• _What is needed_:
Pull out every line of the listing below where "page" appears.

--------------------------------------------------

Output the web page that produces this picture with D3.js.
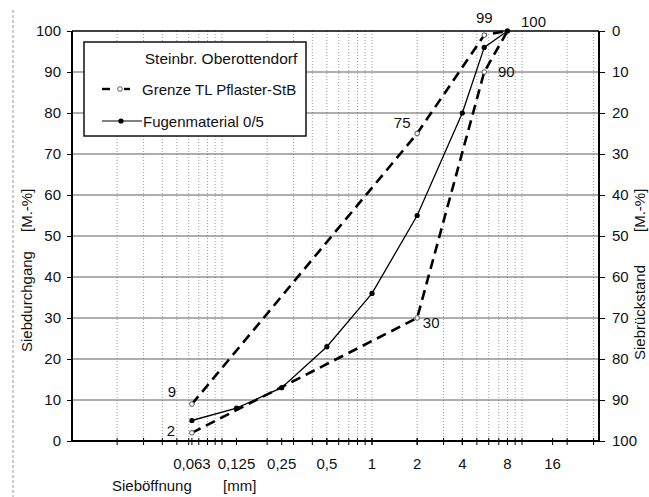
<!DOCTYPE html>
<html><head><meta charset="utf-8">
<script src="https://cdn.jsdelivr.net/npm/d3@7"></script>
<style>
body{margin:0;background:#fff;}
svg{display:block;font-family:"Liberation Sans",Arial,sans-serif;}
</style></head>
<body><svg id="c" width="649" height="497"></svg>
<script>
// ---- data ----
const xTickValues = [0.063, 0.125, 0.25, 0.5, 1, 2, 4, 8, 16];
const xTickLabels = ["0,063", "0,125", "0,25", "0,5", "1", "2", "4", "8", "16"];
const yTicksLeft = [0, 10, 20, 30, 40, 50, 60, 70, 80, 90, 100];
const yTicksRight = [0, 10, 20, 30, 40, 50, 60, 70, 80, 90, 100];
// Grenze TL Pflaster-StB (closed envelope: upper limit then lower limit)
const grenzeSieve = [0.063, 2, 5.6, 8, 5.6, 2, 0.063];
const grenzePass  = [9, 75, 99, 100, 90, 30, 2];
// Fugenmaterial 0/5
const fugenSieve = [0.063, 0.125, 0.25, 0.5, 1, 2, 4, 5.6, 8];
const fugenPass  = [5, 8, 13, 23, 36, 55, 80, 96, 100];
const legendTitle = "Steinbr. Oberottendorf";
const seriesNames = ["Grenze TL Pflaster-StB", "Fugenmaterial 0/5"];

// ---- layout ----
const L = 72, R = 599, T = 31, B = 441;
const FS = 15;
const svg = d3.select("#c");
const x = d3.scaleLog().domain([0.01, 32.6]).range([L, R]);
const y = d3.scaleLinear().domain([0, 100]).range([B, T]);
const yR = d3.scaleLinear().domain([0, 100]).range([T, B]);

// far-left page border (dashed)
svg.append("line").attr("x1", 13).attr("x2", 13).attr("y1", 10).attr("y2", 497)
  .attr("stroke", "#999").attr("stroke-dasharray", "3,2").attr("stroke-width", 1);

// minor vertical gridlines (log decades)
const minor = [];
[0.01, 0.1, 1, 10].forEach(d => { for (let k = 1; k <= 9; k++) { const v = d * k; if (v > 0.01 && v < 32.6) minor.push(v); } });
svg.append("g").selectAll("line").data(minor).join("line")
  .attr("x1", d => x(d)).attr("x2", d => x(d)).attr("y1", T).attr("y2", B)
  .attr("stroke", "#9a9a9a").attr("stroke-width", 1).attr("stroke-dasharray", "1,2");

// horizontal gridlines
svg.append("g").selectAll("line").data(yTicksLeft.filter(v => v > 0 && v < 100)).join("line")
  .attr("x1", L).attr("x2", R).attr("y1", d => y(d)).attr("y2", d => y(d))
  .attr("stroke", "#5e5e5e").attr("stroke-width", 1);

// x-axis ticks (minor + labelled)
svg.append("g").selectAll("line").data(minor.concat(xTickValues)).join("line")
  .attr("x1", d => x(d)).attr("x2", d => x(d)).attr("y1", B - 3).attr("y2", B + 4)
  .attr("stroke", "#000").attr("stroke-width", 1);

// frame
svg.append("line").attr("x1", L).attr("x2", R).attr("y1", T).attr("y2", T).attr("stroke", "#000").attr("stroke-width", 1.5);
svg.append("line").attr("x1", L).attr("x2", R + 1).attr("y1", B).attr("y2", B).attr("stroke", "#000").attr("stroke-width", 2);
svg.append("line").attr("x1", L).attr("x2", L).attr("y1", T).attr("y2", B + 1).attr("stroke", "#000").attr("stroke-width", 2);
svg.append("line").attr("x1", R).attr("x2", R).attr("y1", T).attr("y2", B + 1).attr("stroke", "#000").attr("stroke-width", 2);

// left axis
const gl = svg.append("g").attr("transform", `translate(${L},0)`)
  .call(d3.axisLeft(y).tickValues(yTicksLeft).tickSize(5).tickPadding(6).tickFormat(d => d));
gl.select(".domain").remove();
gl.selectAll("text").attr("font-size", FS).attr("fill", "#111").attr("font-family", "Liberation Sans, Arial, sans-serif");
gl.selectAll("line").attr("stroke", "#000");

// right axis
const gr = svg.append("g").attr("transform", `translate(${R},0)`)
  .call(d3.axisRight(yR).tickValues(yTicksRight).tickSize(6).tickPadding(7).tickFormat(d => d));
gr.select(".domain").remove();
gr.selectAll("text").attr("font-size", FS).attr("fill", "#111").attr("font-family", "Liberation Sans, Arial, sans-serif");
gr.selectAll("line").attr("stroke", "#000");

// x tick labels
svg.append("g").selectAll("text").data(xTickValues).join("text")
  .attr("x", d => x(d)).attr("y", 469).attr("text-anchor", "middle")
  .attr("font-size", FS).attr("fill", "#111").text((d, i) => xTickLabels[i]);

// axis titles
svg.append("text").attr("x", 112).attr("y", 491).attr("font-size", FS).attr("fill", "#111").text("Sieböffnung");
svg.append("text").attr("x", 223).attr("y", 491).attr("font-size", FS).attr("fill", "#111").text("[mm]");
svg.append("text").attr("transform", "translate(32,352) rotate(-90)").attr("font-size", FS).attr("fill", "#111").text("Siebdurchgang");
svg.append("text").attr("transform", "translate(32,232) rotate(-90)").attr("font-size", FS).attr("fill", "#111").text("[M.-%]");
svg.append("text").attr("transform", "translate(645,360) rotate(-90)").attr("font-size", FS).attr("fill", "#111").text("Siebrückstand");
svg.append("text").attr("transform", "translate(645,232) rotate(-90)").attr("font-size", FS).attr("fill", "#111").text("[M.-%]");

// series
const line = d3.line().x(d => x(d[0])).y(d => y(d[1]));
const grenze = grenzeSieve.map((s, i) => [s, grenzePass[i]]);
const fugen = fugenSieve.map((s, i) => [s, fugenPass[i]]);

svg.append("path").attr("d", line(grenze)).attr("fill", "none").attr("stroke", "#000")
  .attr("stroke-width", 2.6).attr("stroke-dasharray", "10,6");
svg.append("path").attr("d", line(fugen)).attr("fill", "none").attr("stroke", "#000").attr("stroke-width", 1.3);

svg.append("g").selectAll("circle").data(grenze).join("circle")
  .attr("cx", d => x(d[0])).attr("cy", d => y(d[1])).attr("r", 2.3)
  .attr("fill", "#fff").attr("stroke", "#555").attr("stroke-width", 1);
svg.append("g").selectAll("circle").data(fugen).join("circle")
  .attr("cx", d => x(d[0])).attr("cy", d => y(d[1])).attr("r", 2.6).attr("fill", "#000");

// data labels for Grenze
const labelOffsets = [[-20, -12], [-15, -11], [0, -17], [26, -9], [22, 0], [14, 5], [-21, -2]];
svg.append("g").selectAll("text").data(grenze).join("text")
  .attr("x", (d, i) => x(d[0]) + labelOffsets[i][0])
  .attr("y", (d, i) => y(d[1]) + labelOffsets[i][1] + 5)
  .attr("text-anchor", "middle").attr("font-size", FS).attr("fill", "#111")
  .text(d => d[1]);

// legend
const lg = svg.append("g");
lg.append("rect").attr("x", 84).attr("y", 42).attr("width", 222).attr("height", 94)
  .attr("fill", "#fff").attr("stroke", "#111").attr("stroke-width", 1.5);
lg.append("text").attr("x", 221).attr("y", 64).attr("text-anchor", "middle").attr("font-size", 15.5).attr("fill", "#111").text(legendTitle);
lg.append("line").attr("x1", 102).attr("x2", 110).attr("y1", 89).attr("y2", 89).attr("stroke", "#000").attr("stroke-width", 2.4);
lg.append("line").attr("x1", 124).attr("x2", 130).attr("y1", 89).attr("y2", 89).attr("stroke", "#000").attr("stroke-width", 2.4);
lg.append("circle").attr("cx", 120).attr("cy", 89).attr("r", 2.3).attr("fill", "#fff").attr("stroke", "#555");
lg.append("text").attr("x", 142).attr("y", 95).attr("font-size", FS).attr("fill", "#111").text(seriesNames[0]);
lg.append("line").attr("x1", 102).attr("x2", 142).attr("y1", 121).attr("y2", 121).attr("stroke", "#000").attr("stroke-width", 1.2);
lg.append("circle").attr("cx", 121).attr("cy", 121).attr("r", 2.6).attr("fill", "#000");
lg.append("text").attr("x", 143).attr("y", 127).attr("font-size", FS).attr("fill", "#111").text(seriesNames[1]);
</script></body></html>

--------------------------------------------------

• _Reply_:
Output the web page that produces this picture with D3.js.
// far-left page border (dashed)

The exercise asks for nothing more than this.